President Biden has selected Robert Califf as his pick for the next head of the Food and Drug Administration, the White House announced today. Califf is currently a senior advisor for Verily Life Sciences and Google Health, two divisions of parent company Alphabet. He was brought on in 2019 to lead health strategy and policy for the groups.
Califf, a cardiologist, previously served as the FDA commissioner during the last year of the Obama administration. He also founded the Duke Clinical Research Institute, which runs clinical trials.
“As the FDA considers many consequential decisions around vaccine approvals and more, it is mission critical that we have a steady, independent hand to guide the FDA,” Biden said in a statement. “I am confident Dr. Califf will ensure that the FDA continues its science and data drive decision-making.”
But Califf’s relationships with pharmaceutical companies like Merck and Eli Lilly are already drawing scrutiny from consumer advocates, and they were an issue for a number of senators during his initial confirmation process in 2016. Sen. Joe Manchin (D-WV) voted against his confirmation back then and said in a statement today that he’ll oppose his nomination again, noting that Califf’s “significant ties to the pharmaceutical industry take us backward not forward.”

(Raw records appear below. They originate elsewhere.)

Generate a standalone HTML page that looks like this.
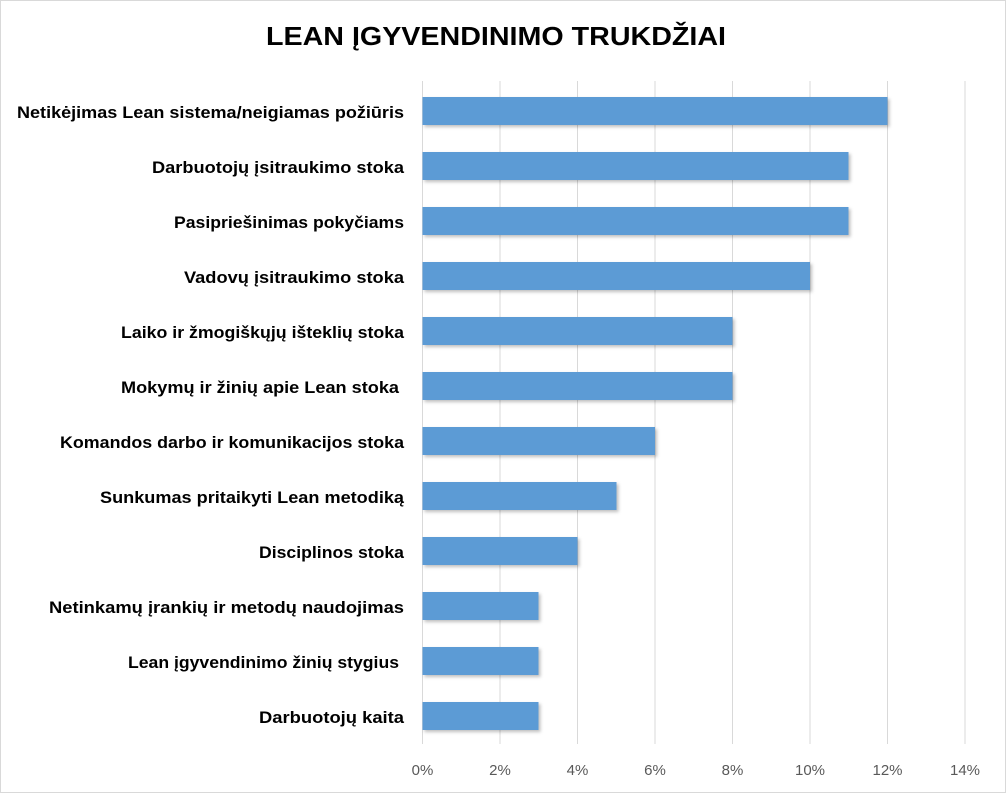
<!DOCTYPE html>
<html><head><style>
body{margin:0;background:#fff}
.wrap{position:relative;width:1004px;height:791px;border:1px solid #d9d9d9;background:#fff;overflow:hidden;font-family:"Liberation Sans",sans-serif}
</style></head><body><div class="wrap">
<svg width="1004" height="791" xmlns="http://www.w3.org/2000/svg" style="position:absolute;left:0;top:0">
<defs><filter id="s" x="-5%" y="-20%" width="115%" height="160%"><feDropShadow dx="2" dy="2" stdDeviation="1.5" flood-color="#000" flood-opacity="0.25"/></filter></defs>
<text x="265" y="44" font-size="26" font-weight="bold" fill="#000" textLength="460" lengthAdjust="spacingAndGlyphs">LEAN  ĮGYVENDINIMO TRUKDŽIAI</text>
<g stroke="#d9d9d9" stroke-width="1">
<line x1="421.5" y1="80" x2="421.5" y2="743"/><line x1="499" y1="80" x2="499" y2="743"/><line x1="576.5" y1="80" x2="576.5" y2="743"/><line x1="654" y1="80" x2="654" y2="743"/><line x1="731.5" y1="80" x2="731.5" y2="743"/><line x1="809" y1="80" x2="809" y2="743"/><line x1="886.5" y1="80" x2="886.5" y2="743"/><line x1="964" y1="80" x2="964" y2="743"/>
</g>
<g fill="#5b9bd5" filter="url(#s)">
<rect x="421.5" y="96" width="465" height="28"/>
<rect x="421.5" y="151" width="426" height="28"/>
<rect x="421.5" y="206" width="426" height="28"/>
<rect x="421.5" y="261" width="387.5" height="28"/>
<rect x="421.5" y="316" width="310" height="28"/>
<rect x="421.5" y="371" width="310" height="28"/>
<rect x="421.5" y="426" width="232.5" height="28"/>
<rect x="421.5" y="481" width="194" height="28"/>
<rect x="421.5" y="536" width="155" height="28"/>
<rect x="421.5" y="591" width="116" height="28"/>
<rect x="421.5" y="646" width="116" height="28"/>
<rect x="421.5" y="701" width="116" height="28"/>
</g>
<g font-size="17" font-weight="bold" fill="#000" lengthAdjust="spacingAndGlyphs">
<text x="16" y="117" textLength="387" lengthAdjust="spacingAndGlyphs">Netikėjimas Lean sistema/neigiamas požiūris</text>
<text x="151" y="172" textLength="252" lengthAdjust="spacingAndGlyphs">Darbuotojų įsitraukimo stoka</text>
<text x="173" y="227" textLength="230" lengthAdjust="spacingAndGlyphs">Pasipriešinimas pokyčiams</text>
<text x="183" y="282" textLength="220" lengthAdjust="spacingAndGlyphs">Vadovų įsitraukimo stoka</text>
<text x="120" y="337" textLength="283" lengthAdjust="spacingAndGlyphs">Laiko ir žmogiškųjų išteklių stoka</text>
<text x="120" y="392" textLength="278" lengthAdjust="spacingAndGlyphs">Mokymų ir žinių apie Lean stoka</text>
<text x="59" y="447" textLength="344" lengthAdjust="spacingAndGlyphs">Komandos darbo ir komunikacijos stoka</text>
<text x="99" y="502" textLength="304" lengthAdjust="spacingAndGlyphs">Sunkumas pritaikyti Lean metodiką</text>
<text x="258" y="557" textLength="145" lengthAdjust="spacingAndGlyphs">Disciplinos stoka</text>
<text x="48" y="612" textLength="355" lengthAdjust="spacingAndGlyphs">Netinkamų įrankių ir metodų naudojimas</text>
<text x="127" y="667" textLength="271" lengthAdjust="spacingAndGlyphs">Lean įgyvendinimo žinių stygius</text>
<text x="258" y="722" textLength="145" lengthAdjust="spacingAndGlyphs">Darbuotojų kaita</text>
</g>
<g font-size="15" fill="#595959" text-anchor="middle">
<text x="421.5" y="774">0%</text><text x="499" y="774">2%</text><text x="576.5" y="774">4%</text><text x="654" y="774">6%</text><text x="731.5" y="774">8%</text><text x="809" y="774">10%</text><text x="886.5" y="774">12%</text><text x="964" y="774">14%</text>
</g>
</svg></div></body></html>
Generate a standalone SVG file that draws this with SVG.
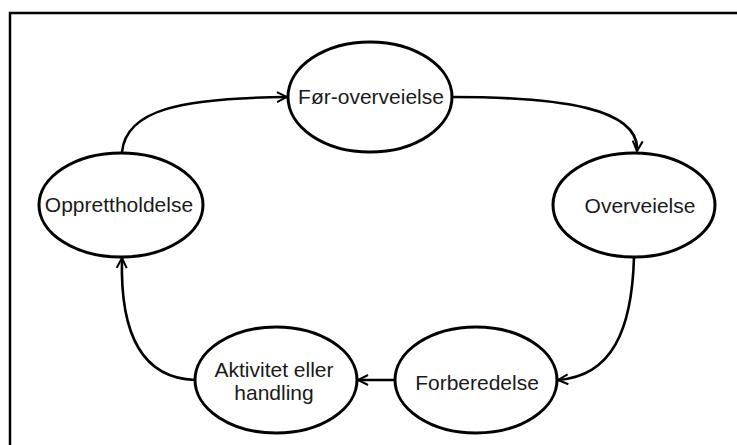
<svg xmlns="http://www.w3.org/2000/svg" width="737" height="445" viewBox="0 0 737 445">
<style>
.node ellipse{fill:#fff;stroke:#000;stroke-width:3}
.node text{font-family:"Liberation Sans",Arial,sans-serif;font-size:21px;fill:#1a1a1a;text-anchor:middle}
.edge{fill:none;stroke:#000;stroke-width:2.6;marker-end:url(#arr)}
</style>
<defs>
<marker id="arr" viewBox="0 0 12 12" refX="11" refY="6" markerWidth="12" markerHeight="12" markerUnits="userSpaceOnUse" orient="auto">
<path d="M1,1 L11,6 L1,11" fill="none" stroke="#000" stroke-width="2"/>
</marker>
</defs>
<rect x="10" y="13" width="740" height="445" fill="#fff" stroke="#000" stroke-width="2.5"/>
<g id="connectors">
<path class="edge" d="M122,152 C126,110 180,98 287,97"/>
<path class="edge" d="M452,97 C560,97 640,108 637,151"/>
<path class="edge" d="M634,257 C632,330 612,376 558,380"/>
<path class="edge" d="M395,380 L358,380"/>
<path class="edge" d="M195,380 C140,378 120,330 122,258"/>
</g>
<g id="n1" class="node"><ellipse cx="370" cy="97" rx="82" ry="55"/><text x="371" y="104">Før-overveielse</text></g>
<g id="n2" class="node"><ellipse cx="634" cy="205" rx="81" ry="52"/><text x="640" y="213">Overveielse</text></g>
<g id="n3" class="node"><ellipse cx="476" cy="380" rx="81" ry="53"/><text x="477" y="390">Forberedelse</text></g>
<g id="n4" class="node"><ellipse cx="276" cy="380" rx="81" ry="53"/><text x="274" y="377">Aktivitet eller</text><text x="274" y="400">handling</text></g>
<g id="n5" class="node"><ellipse cx="121" cy="205" rx="82" ry="52"/><text x="119" y="212">Opprettholdelse</text></g>
</svg>
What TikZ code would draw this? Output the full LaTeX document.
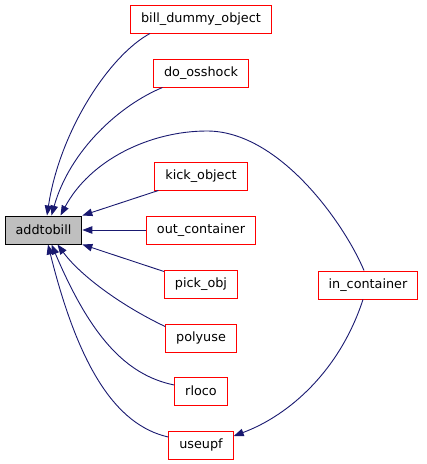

Califf’s ties to Alphabet could also be a conflict as the company pushes more aggressively into the healthcare space. Its health efforts include a Verily COVID-19 testing program (that fell flat and faced data privacy concerns), a Google tool to identify skin conditions, personal health records, and machine learning projects. Alphabet relies on the FDA to clear medical features on smartwatches like Fitbits and a test wearable from Verily.
Califf currently advises corporate leaders at Verily and Google Health about the clinical aspects of potential products, a spokesperson for Verily told The Washington Post. It’s not yet clear if he would resign from those positions.